After a lengthy 10 year break from performing, and a 6 year break from recording, this alt-rock super group returned with a strange little album that mixes dark, moody tones with country twang and punk noise and intensity. The band features former members of Faith No More, Mr. Bungle, The Jesus Lizard, and Helmet, so they certainly know their way around a loud rock record. "Stone Letter" and "Southpaw" are the higher energy stand-outs, but there is a balance of quiet and loud over the course of the album. After all, any time is a good time to enjoy the insane creativity of Mike Patton.
8. The Lonely Island-The Wack Album
The third installment of music and selected videos from this creative comedy trio is not quite as solid or consistent as their first two records, but it has enough fast-moving bits to entertain people of all attention spans. As with the group's other albums, the bonus DVD is really the best part, as these tracks are enjoyed more with a visual accompaniment, but most of the tracks have a laugh in them somewhere, regardless. The long list of guest stars includes Robyn, Pharrell Williams, Adam Levine, Kendrick Lamar, Solange, Billie Joe Armstrong, Justin Timberlake, Lady Gaga, T-Pain, and Too $hort. All the comedy aside, most of these beats could easily be hits for any top-selling rapper, yet these wack MCs take the opportunity to satirize hip hop and pop culture in their own ridiculous way.

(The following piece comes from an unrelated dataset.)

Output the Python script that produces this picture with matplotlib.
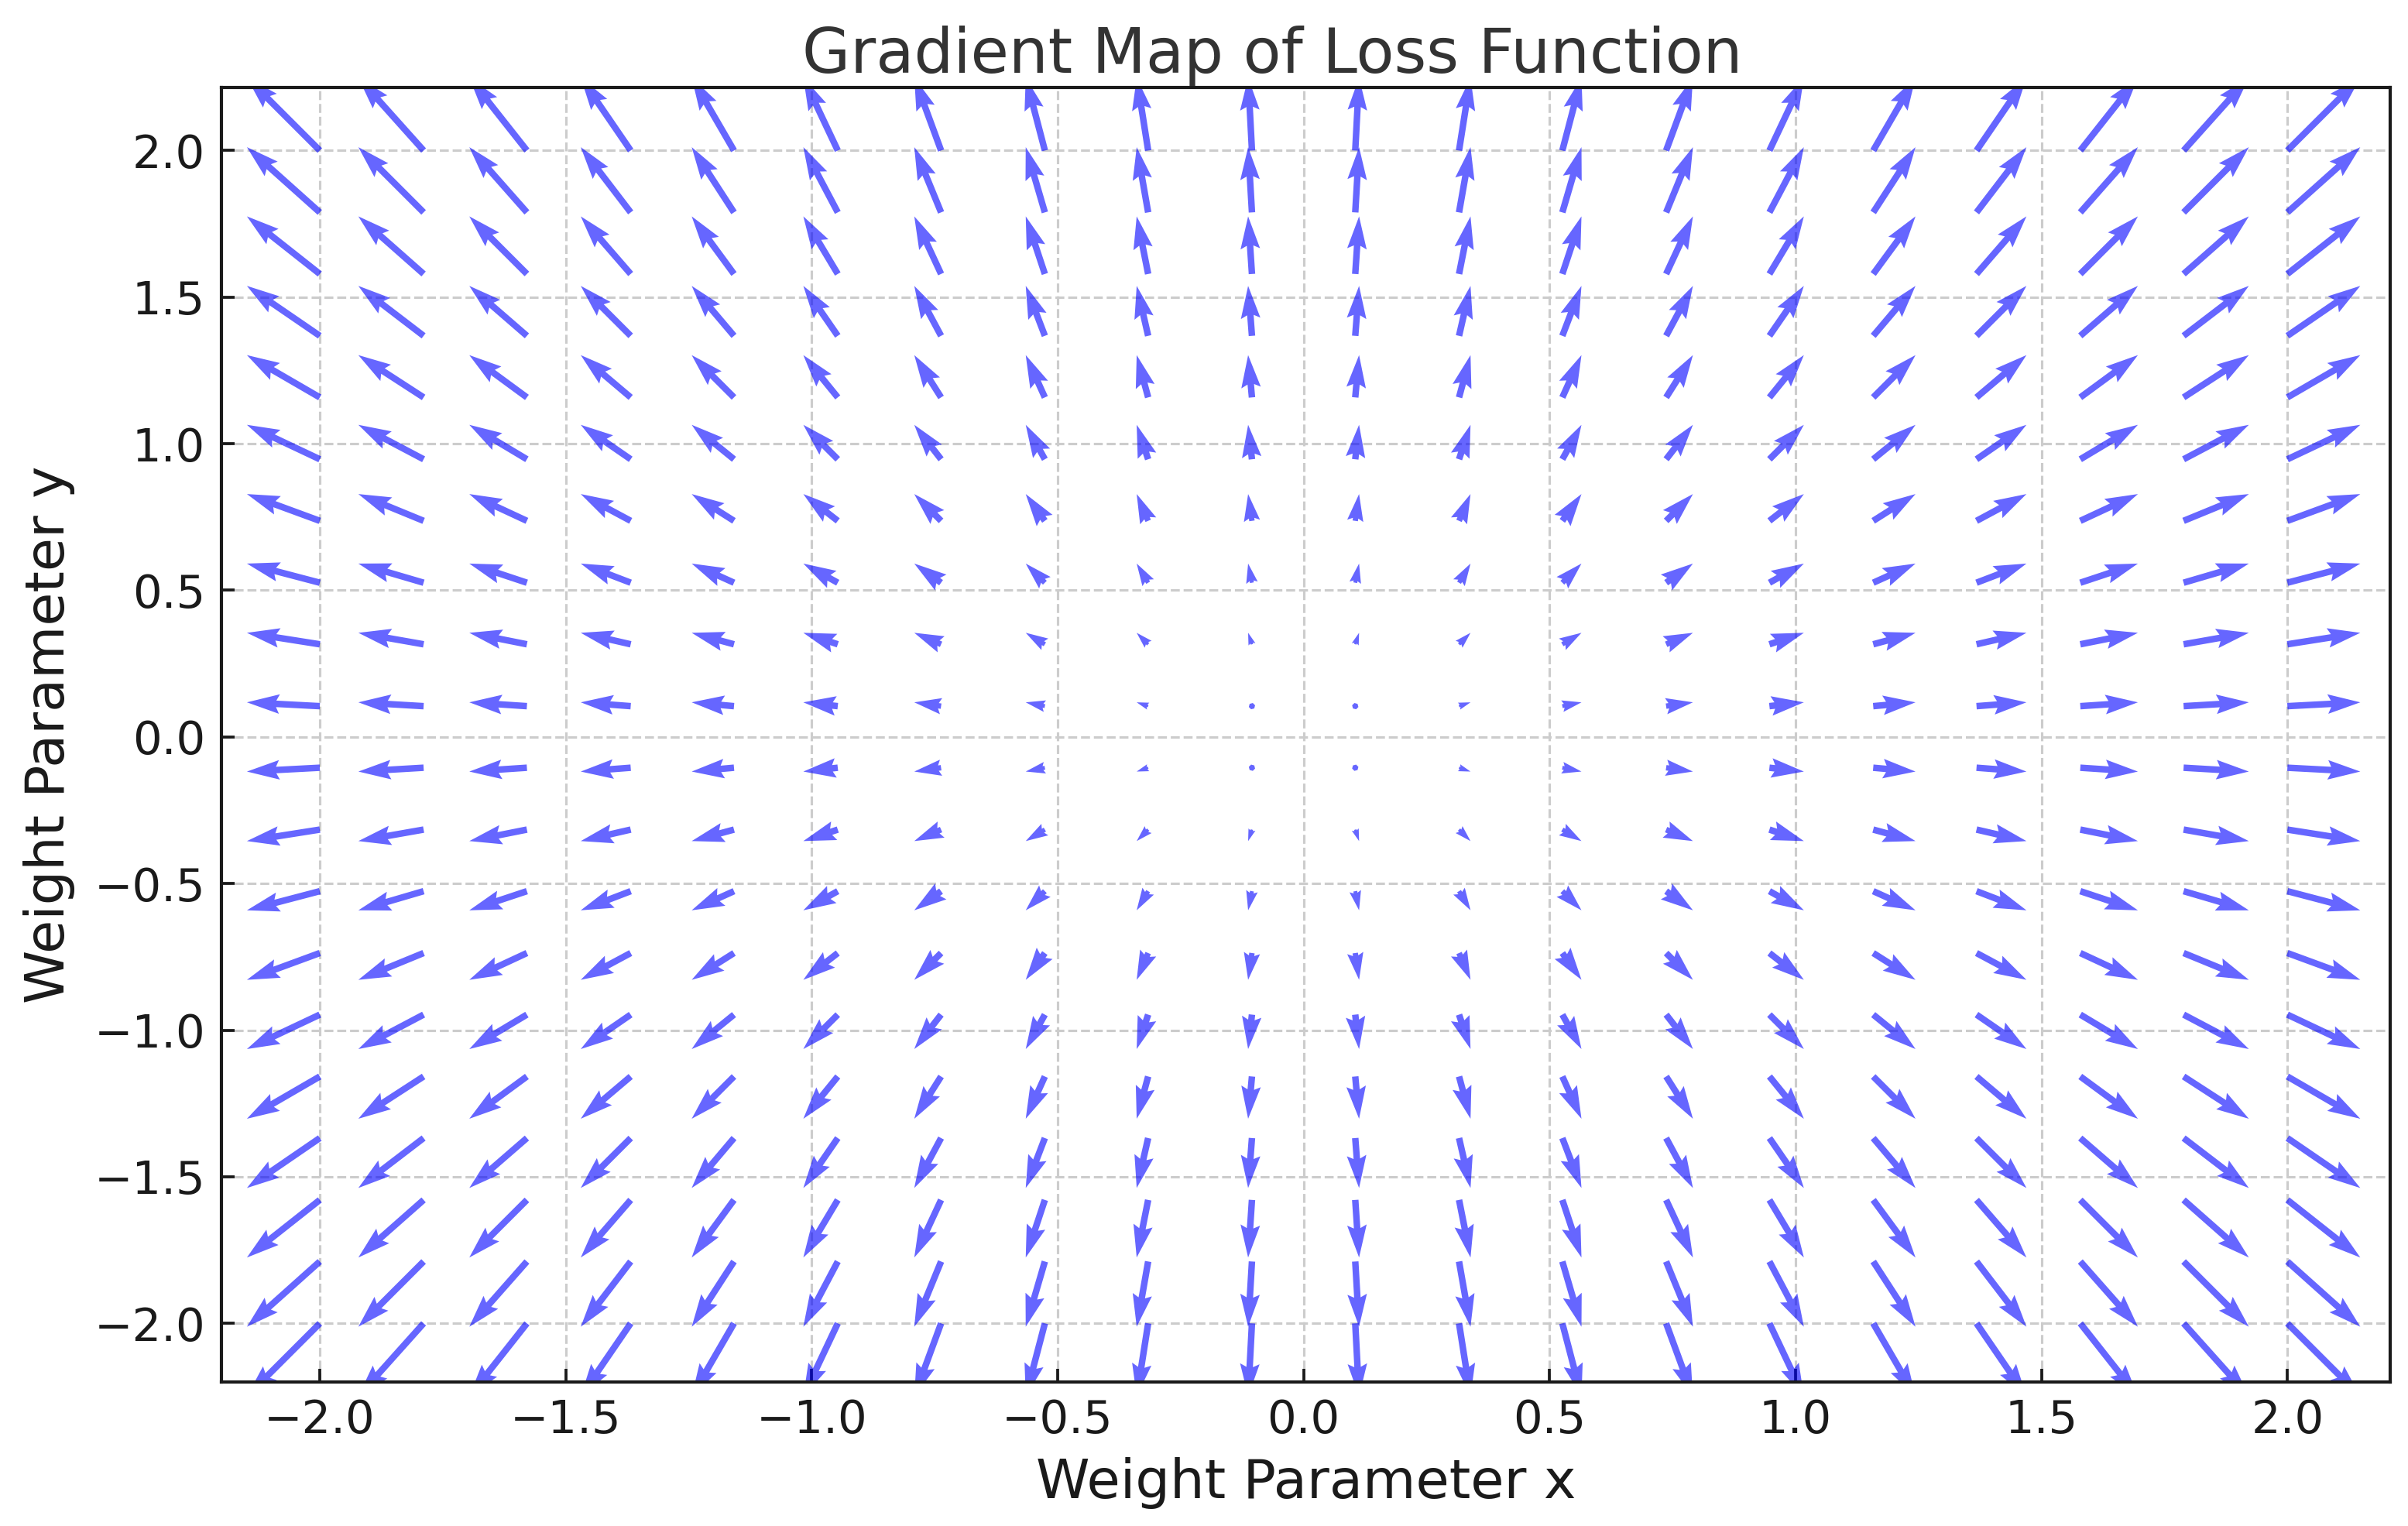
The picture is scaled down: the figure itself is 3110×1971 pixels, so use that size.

7. Eminem-The Marshall Mathers LP 2
The long-awaited follow up to Eminem's 2010 smash, Recovery, takes the guise of a sequel to his 2000 breakthrough album, and there are plenty of references to old songs throughout, but this is really the beginning of a new era for the ace Detroit MC. As per usual, Eminem's lyrics switch from comical, to thought-provoking, to unnecessarily offensive, sometimes all within the same line, but the top-notch production from legends Rick Rubin and Dr. Dre, along with Mathers himself, creates a dense collection of heavy beats and a vast amount of variety over the course of the lengthy 80-minute album. Also, like many of his previous releases, this album's lead singles aren't the best tracks by far. While the throwback Beastie Boys referencing "Berzerk" plays well on TV and radio, the real thrills here are the multi-part opener "Bad Guy," the hilarious Joe Walsh re-work, "So Far...," and the phenomenal "Rap God," which is arguably the most blazing hip hop track of the year, or maybe the last few.
6. Atoms For Peace-Amok
The latest alternative rock super-group released their debut LP this year, though it was recorded a few years ago at the end of their first American tour. Vocalist Thom Yorke, also of Radiohead, leads a tight and proficient crew that also includes Flea, of Red Hot Chili Peppers, on bass and producer/multi-instrumentalist Nigel Godrich through nine innovative and varying tracks, similar in format to Yorke's solo LP, The Eraser, but with more depth. The sounds of the songs vary from thumping bass swells over hypnotic loops to bright stabs on the guitar against the blips and bleeps of the keyboards and computers. With each passing year, it gets harder to create something that sounds truly unique and original in a sea of waste and pop cliché. Atoms For Peace have a sound that is all their own.